Otra variable clave será la conducta de los votantes que apoyaron alternativas minoritarias. La dispersión inicial del voto debe reordenarse de alguna manera, y la pregunta es si esos votantes se inclinarán por detener el avance de la ultraderecha o si, por el contrario, se mantendrán al margen en una suerte de abstención silenciosa. La izquierda tradicional chilena, y en particular los grupos más ideologizados, deberán decidir si cooperan de manera activa o si se repliegan. La historia muestra que cuando la izquierda compite dividida, la derecha gana sin dificultad. Esa lección no debería olvidarse.

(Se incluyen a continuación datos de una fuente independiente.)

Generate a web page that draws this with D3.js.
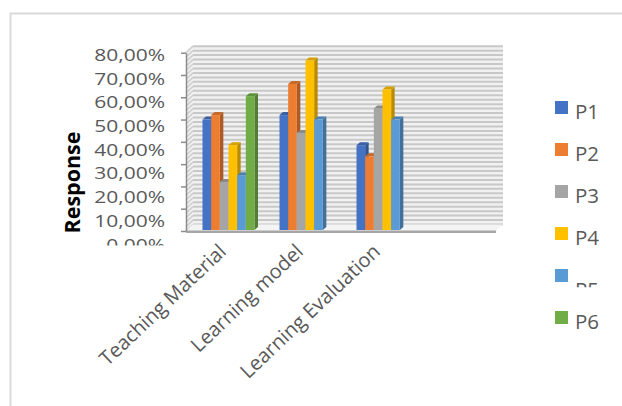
<!DOCTYPE html>
<html><head><meta charset="utf-8">
<script src="https://cdn.jsdelivr.net/npm/d3@7"></script>
<style>body{margin:0;background:#fff;overflow:hidden}</style>
</head><body>
<svg id="c" width="622" height="406"></svg>
<script>
// ---- data ----
const categories = ["Teaching Material", "Learning model", "Learning Evaluation", ""];
const seriesNames = ["P1", "P2", "P3", "P4", "P5", "P6"];
const P1 = [50, 52, 38.5, null];
const P2 = [52, 66, 33.5, null];
const P3 = [22, 44, 55, null];
const P4 = [38.5, 76.5, 63.5, null];
const P5 = [25, 50, 50, null];
const P6 = [60.5, null, null, null];
const seriesValues = [P1, P2, P3, P4, P5, P6];
const yTickValues = [0, 10, 20, 30, 40, 50, 60, 70, 80];
const yTickLabels = ["0,00%", "10,00%", "20,00%", "30,00%", "40,00%", "50,00%", "60,00%", "70,00%", "80,00%"];
const colors = ["#4472C4", "#ED7D31", "#A5A5A5", "#FFC000", "#5B9BD5", "#70AD47"];
const yTitle = "Response";

// ---- layout ----
const svg = d3.select("#c");
const font = "'Open Sans', 'Noto Sans', sans-serif";
const textColor = "#595959";

// outer border
svg.append("rect").attr("x", 10.5).attr("y", 13.5).attr("width", 700).attr("height", 500)
  .attr("fill", "#fff").attr("stroke", "#d9d9d9").attr("stroke-width", 2);

const y = d3.scaleLinear().domain([0, 80]).range([231, 52.7]);
const x = d3.scaleBand().domain(categories).range([186, 494]);
const xs = d3.scaleBand().domain(seriesNames).range([16.5, 16.5 + 52]);
const wdx = 7, wdy = -6.5; // wall depth
const bdx = 3.5, bdy = -3; // bar depth

// back wall
const wx0 = 186 + wdx, wx1 = 496 + wdx;
svg.append("rect").attr("x", wx0).attr("y", y(80) + wdy).attr("width", wx1 - wx0)
  .attr("height", y(0) - y(80)).attr("fill", "#f1f1f1");
// side wall
svg.append("path").attr("d", `M186,${y(0)}L186,${y(80)}L${wx0},${y(80)+wdy}L${wx0},${y(0)+wdy}Z`)
  .attr("fill", "#f1f1f1");
const gridVals = d3.range(0, 80.1, 2);
svg.append("g").selectAll("line").data(gridVals).join("line")
  .attr("x1", wx0).attr("x2", wx1)
  .attr("y1", d => y(d) + wdy).attr("y2", d => y(d) + wdy)
  .attr("stroke", "#c8c8c8").attr("stroke-width", 2);
svg.append("g").selectAll("line").data(gridVals).join("line")
  .attr("x1", 186).attr("x2", wx0)
  .attr("y1", d => y(d)).attr("y2", d => y(d) + wdy)
  .attr("stroke", "#cfcfcf").attr("stroke-width", 1.6);

// floor
svg.append("path").attr("d", `M186,${y(0)}L${wx0},${y(0)+wdy}L${wx1},${y(0)+wdy}L496,${y(0)}Z`)
  .attr("fill", "#f4f4f4");
svg.append("line").attr("x1", 186).attr("x2", 496).attr("y1", y(0) + 0.8).attr("y2", y(0) + 0.8)
  .attr("stroke", "#a6a6a6").attr("stroke-width", 2.4);

// y axis
const ax = svg.append("g").attr("transform", "translate(186,0)")
  .call(d3.axisLeft(y).tickValues(yTickValues).tickFormat("").tickSize(5).tickSizeOuter(0));
ax.selectAll("path,line").attr("stroke", "#8c8c8c").attr("stroke-width", 1.5);

// bars
const bars = svg.append("g");
categories.forEach((cat, ci) => {
  seriesValues.forEach((vals, si) => {
    const v = vals[ci];
    if (v == null || v === 0) return;
    const c = d3.color(colors[si]);
    const x0 = x(cat) + xs(seriesNames[si]);
    const w = xs.bandwidth();
    const yt = y(v), yb = y(0) - 1;
    const g = bars.append("g");
    g.append("path").attr("d", `M${x0+w},${yt}L${x0+w+bdx},${yt+bdy}L${x0+w+bdx},${yb+bdy}L${x0+w},${yb}Z`)
      .attr("fill", c.darker(0.9));
    g.append("path").attr("d", `M${x0},${yt}L${x0+bdx},${yt+bdy}L${x0+w+bdx},${yt+bdy}L${x0+w},${yt}Z`)
      .attr("fill", c.darker(0.5));
    g.append("rect").attr("x", x0).attr("y", yt).attr("width", w).attr("height", yb - yt)
      .attr("fill", c);
  });
});

// y tick labels (drawn with slight offset spacing as in reference)
const labelY = d3.scaleLinear().domain([0, 80]).range([244.5, 54.8]);
svg.append("clipPath").attr("id", "ylabclip").append("rect")
  .attr("x", 0).attr("y", 0).attr("width", 180).attr("height", 245.5);
svg.append("g").attr("clip-path", "url(#ylabclip)")
  .selectAll("g").data(yTickValues).join("g")
  .attr("transform", d => `translate(165,${labelY(d)}) scale(1.25,1)`)
  .append("text").text((d, i) => yTickLabels[i])
  .attr("text-anchor", "end").attr("dy", "0.36em")
  .attr("font-family", font).attr("font-size", 16.8).attr("fill", textColor);

// y title
svg.append("text").attr("transform", "translate(80,182.5) rotate(-90)")
  .attr("text-anchor", "middle").attr("font-family", font).attr("font-weight", "bold")
  .attr("font-size", 21.5).attr("fill", "#000").text(yTitle);

// x labels
svg.append("g").selectAll("text").data(categories.filter(d => d !== "")).join("text")
  .attr("transform", d => `translate(${x(d) + x.bandwidth() / 2 + 3},253) rotate(-43.5)`)
  .attr("text-anchor", "end").attr("font-family", font).attr("font-size", 20)
  .attr("fill", textColor).text(d => d);

// legend
svg.append("clipPath").attr("id", "p5clip").append("rect")
  .attr("x", 560).attr("y", 0).attr("width", 80).attr("height", 287.3);
const lg = svg.append("g");
seriesNames.forEach((s, i) => {
  const top = 101 + i * 42;
  lg.append("rect").attr("x", 555).attr("y", top).attr("width", 13).attr("height", 13)
    .attr("fill", colors[i]);
  const t = lg.append("text").attr("x", 575).attr("y", top + (s === "P5" ? 28 : 17.5))
    .attr("font-family", font).attr("font-size", 20.5).attr("fill", textColor).text(s);
  if (s === "P5") t.attr("clip-path", "url(#p5clip)");
});
</script>
</body></html>
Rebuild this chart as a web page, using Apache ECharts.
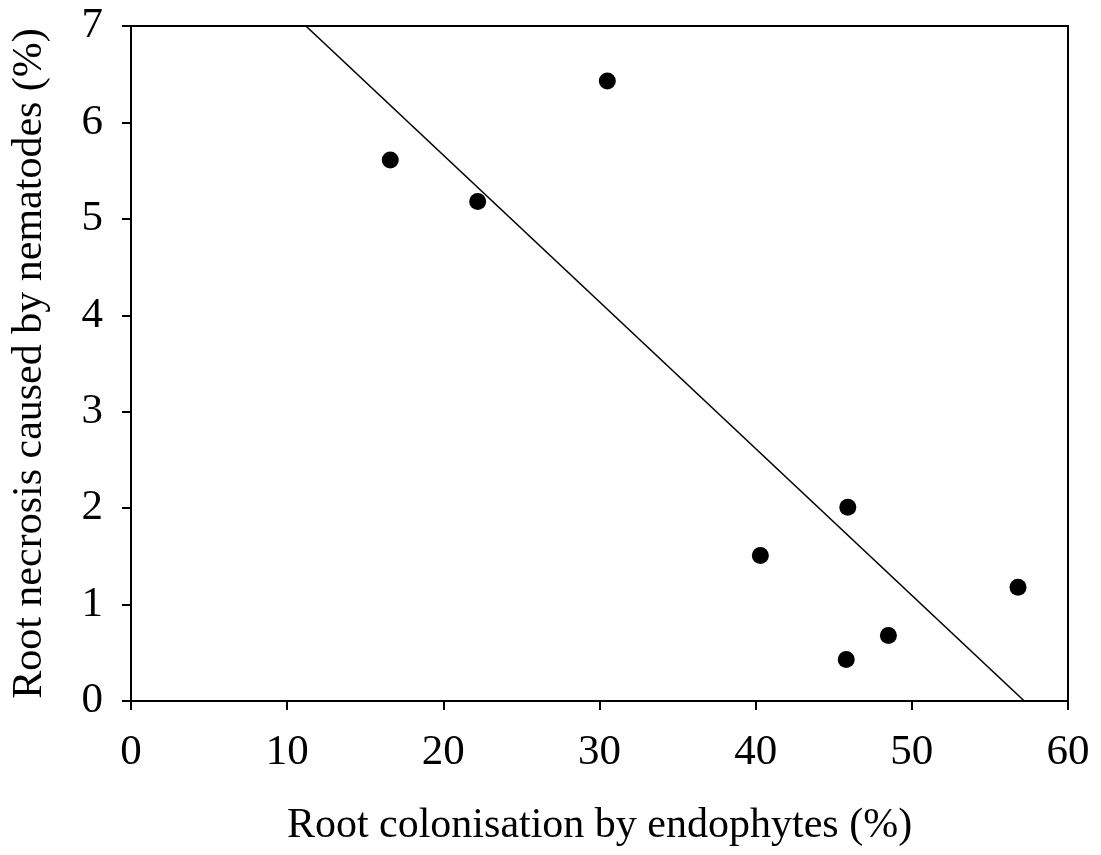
<!DOCTYPE html>
<html>
<head>
<meta charset="utf-8">
<script src="https://cdn.jsdelivr.net/npm/echarts@6/dist/echarts.min.js"></script>
<style>
html,body{margin:0;padding:0;background:#fff;}
#chart{width:1101px;height:855px;}
</style>
</head>
<body>
<div id="chart"></div>
<script>
// Data
var colonisation = [16.6, 22.2, 30.5, 40.3, 45.9, 45.8, 48.5, 56.8];
var necrosis = [5.61, 5.18, 6.43, 1.51, 2.01, 0.43, 0.68, 1.18];
// Regression line end points (as drawn)
var trendX = [11.2, 57.2];
var trendY = [7, 0];

var xTitle = 'Root colonisation by endophytes (%)';
var yTitle = 'Root necrosis caused by nematodes (%)';

var points = colonisation.map(function (x, i) { return [x, necrosis[i]]; });
var trend = trendX.map(function (x, i) { return [x, trendY[i]]; });

var FONT = '"Liberation Serif", "Times New Roman", "DejaVu Serif", serif';

var chart = echarts.init(document.getElementById('chart'), null, {renderer: 'canvas'});
chart.setOption({
  animation: false,
  backgroundColor: '#ffffff',
  grid: {
    left: 131, right: 33, top: 26, bottom: 154,
    show: true, borderColor: '#000', borderWidth: 2, backgroundColor: 'transparent'
  },
  xAxis: {
    type: 'value', min: 0, max: 60, interval: 10,
    name: xTitle, nameLocation: 'middle', nameGap: 104,
    nameTextStyle: {fontFamily: FONT, fontSize: 42, color: '#000'},
    axisLine: {show: true, onZero: false, lineStyle: {color: '#000', width: 2}},
    axisTick: {show: true, inside: false, length: 9, lineStyle: {color: '#000', width: 2}},
    axisLabel: {fontFamily: FONT, fontSize: 43, color: '#000', margin: 30},
    splitLine: {show: false}
  },
  yAxis: {
    type: 'value', min: 0, max: 7, interval: 1,
    name: yTitle, nameLocation: 'middle', nameGap: 80, nameRotate: 90,
    nameTextStyle: {fontFamily: FONT, fontSize: 42, color: '#000'},
    axisLine: {show: true, onZero: false, lineStyle: {color: '#000', width: 2}},
    axisTick: {show: true, inside: false, length: 9, lineStyle: {color: '#000', width: 2}},
    axisLabel: {fontFamily: FONT, fontSize: 43, color: '#000', margin: 28},
    splitLine: {show: false}
  },
  series: [
    {
      type: 'line', data: trend, symbol: 'none', silent: true,
      lineStyle: {color: '#000', width: 1.6}, z: 2
    },
    {
      type: 'scatter', data: points, symbol: 'circle', symbolSize: 17,
      itemStyle: {color: '#000', opacity: 1}, z: 3
    }
  ]
});
</script>
</body>
</html>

A pesar del pesimismo que algunos sectores transmiten, una elección no se gana antes de celebrarse. La política es dinámica, y la ciudadanía chilena es especialmente sensible a los cambios de tono, a los errores estratégicos, a los movimientos fuera de guion. Kast podría cometer un exceso verbal, un desliz doctrinario o un gesto de arrogancia que altere la percepción pública. Jara podría encontrar la narrativa adecuada para reactivar a su base y sumar a sectores moderados cansados de la estridencia extrema.
Hoy, la elección parece inclinada hacia Kast. Sí, pero “parecer” no es “ser”. En democracias maduras —y Chile, pese a sus tensiones, lo es— los resultados se construyen voto a voto. Y en ese proceso, cada día importa. Jara tiene el desafío monumental de reanimar esperanzas sin caer en el triunfalismo ingenuo ni en la retórica de confrontación estéril. Kast, en cambio, deberá resistir la tentación de creer que ya ganó, porque la historia ha mostrado que la soberbia política suele pagarse caro.
La segunda vuelta en Chile no está escrita en piedra. Puede ser reñida, puede ser sorpresiva, puede incluso redefinir el rumbo político de la región. Falta ver si el oficialismo logra despertar a tiempo y si la oposición radical mantiene su impulso sin tropezar. Lo único seguro, por ahora, es que el país se juega mucho más que una presidencia: se juega la dirección moral y democrática de su futuro inmediato. Y eso, en cualquier país del mundo, jamás está decidido por adelantado.